For their trips to Salt Lake City, Mitchell instructed Elizabeth that she needed to stay next to him at all times, that she wasn't to speak to anyone or go anywhere without him. He had already threatened her with death for disobedience several times. Prior to the first trip to Salt Lake City, Elizabeth said, Mitchell told her to remove the remnants of blue toenail polish because there "couldn't be any sort of mark or sign that I was Elizabeth Smart." When people did try to speak with the teenager, Mitchell would step in. Once at a large keg party, a young man approached Elizabeth and tried to talk with her. "It felt very much like he was flirting with me, that he was hitting on me," Elizabeth told the jury. "The defendant came up and said, 'This is my daughter. She can't speak to you.'" Elizabeth was always introduced as the daughter of Barzee and Mitchell, not as his wife. But there was little that was fatherly in the way he treated her, allegedly raping her even while they were guests in the home of one hospitable stranger they met in Salt Lake City.

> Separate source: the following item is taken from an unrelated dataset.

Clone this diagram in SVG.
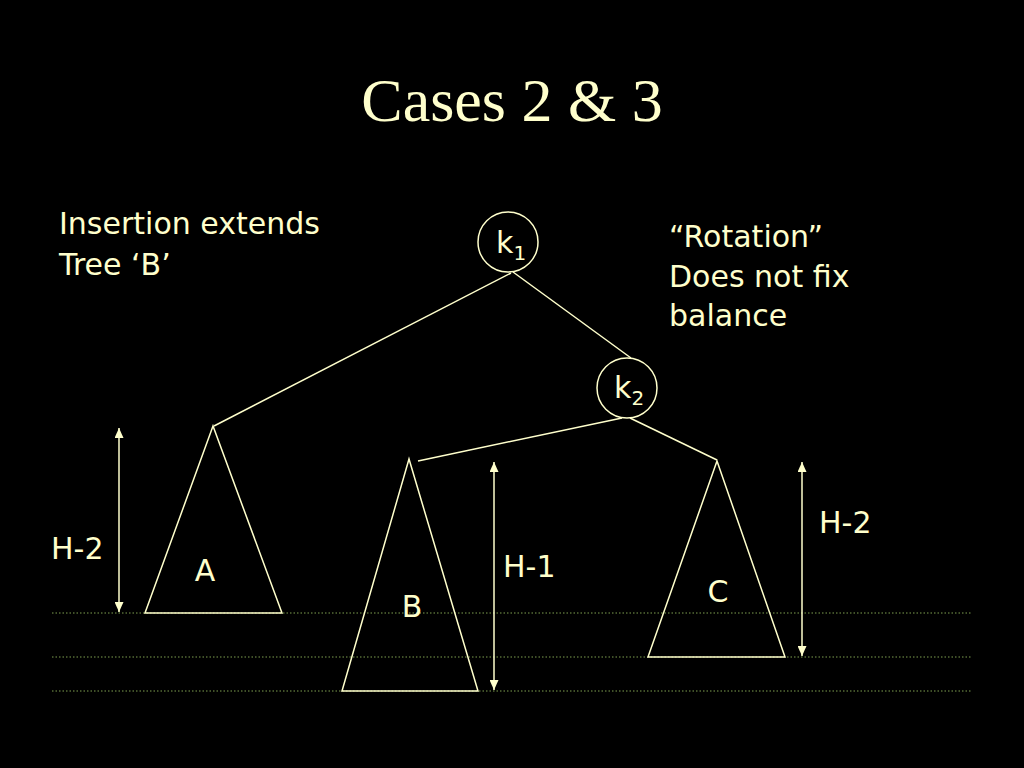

In the fall of 2002, Mitchell and his wives were nearly discovered. During a visit to a Salt Lake City library, Elizabeth recalled, a homicide detective approached her and asked her to remove the veil that she and Barzee were forced to wear to cover the lower half of their face. Elizabeth and Barzee had just emerged from the restrooms, and Mitchell had not returned yet. "I remember a man approaching us as the defendant was walking back," Elizabeth told the jury. "He introduced himself as a homicide detective. He wanted me to remove the veil so he could see my face. [Barzee's] hand was clenching my leg. I interpreted it to mean 'Don't say anything, don't move.' [The detective] was looking for Elizabeth Smart." When Mitchell returned, he stood between Elizabeth and the detective and calmly explained that removing the veil was not allowed in their religion, that only the girl's husband would be able to see her face.

"I felt helpless walking out the [library] door," Elizabeth said on the stand. "I was mad at myself that I didn't say anything. I felt upset with myself that I hadn't done anything." According to her, Mitchell said that the close encounter was a sign "that the Lord was really protecting us" but that also "it was a sign that it was time for [us] to leave."

Mitchell decided the three had to relocate to the San Diego area to find another wife. He had already made a botched attempt to kidnap one of Elizabeth's cousins on July 24. He wanted a devout Mormon like Elizabeth who was young and thus "still malleable," she said. Mitchell informed Elizabeth that when they found the next wife, Elizabeth would "be the one who would demonstrate everything to [Mitchell's new spouse] — sexual intercourse and its variations."

To prepare for the move to California, Mitchell spent time panhandling for money. "To me it felt fake, but I guess to whomever saw him, he seemed quiet, very genuine, very calm, very sincere in his panhandling," Elizabeth testified. "He wasn't serious. He knew how to manipulate people. That's what he was good at."

In October 2002, the three took a Greyhound bus to California. Elizabeth was instructed once again to stay close to Mitchell, not to speak to anyone and to do exactly what he said or she would be killed. "I felt like I was being sentenced to 20 more years," Elizabeth told the jury. "I felt like the chances of me being found in California had dropped a lot." Upon arriving in San Diego, the three set up camp in an area near the town of Lakeside, which was filled with other homeless encampments. According to Elizabeth, within 24 hours of arriving in California and setting up camp, Mitchell raped her again.

During the stay in California, Elizabeth said she was forced numerous times to look at pornography, was raped by the defendant in his tent and was once left passed out in her own vomit after being forced to drink too much beer. "He said that reflected my true state, lying face down in my vomit," Elizabeth told the jury, her voice growing fatigued. She also explained to the jury that Mitchell was inordinately proud of his genitalia, which he referred to as "Immanuel's pride."